ETA suspects held in Spain

Spanish police arrested four suspected members of Basque separatist guerilla group ETA on Saturday, two of whom may have been planning an attack on Basque police, the government said. The four - named as Yosune Ona, 27, Asier Mardones, 24, Atxarte...

Spanish police arrested four suspected members of Basque separatist guerilla group ETA on Saturday, two of whom may have been planning an attack on Basque police, the government said.

The four - named as Yosune Ona, 27, Asier Mardones, 24, Atxarte Navarro, 27, and Aritz Lopez, 23 - were detained in the northern Basque region, an Interior Ministry statement said.

Ona and Mardones, who were armed when they were arrested, are believed to be linked to an ETA shootout with police last September, the statement said, adding that they were attempting to reform an ETA cell in the Vizcaya region that police broke up last year.

"It is not ruled out that they may have been preparing some attack on members of the Basque autonomous police force," it added.

ETA, which the United States and European Union consider a terrorist organisation, has killed nearly 850 people since 1968 in a bombing and shooting campaign for an independent Basque state in northern Spain and southwestern France. Last September, members of the Basque regional police force were met with shotgun fire when they responded to reports of a road accident near the northern town of Lagran.
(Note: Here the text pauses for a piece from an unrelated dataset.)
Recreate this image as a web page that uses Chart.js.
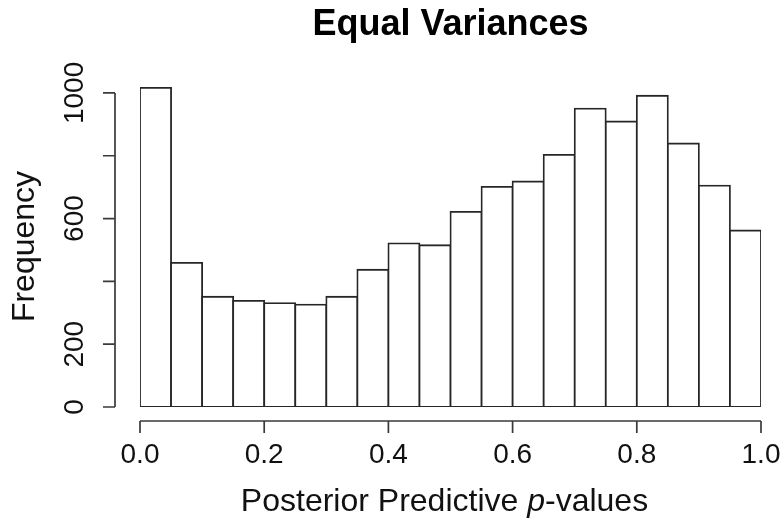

In the ensuing shootout, an ETA guerilla was killed and two police officers wounded, one of them seriously.

ETA later confirmed its members were involved in the shootout but denied the authorities' version of the incident as an attempted ambush.

Experts say ETA has been seriously weakened in recent years by a crackdown by French and Spanish police in which hundreds of ETA suspects have been arrested.

The government of former Prime Minister Jose Maria Aznar initially blamed ETA for the March 11 Madrid train bombings that killed 191 people before evidence emerged that radical Islamists were behind the attacks.

The Socialist government elected three days after the train bombings has maintained a hard line against ETA.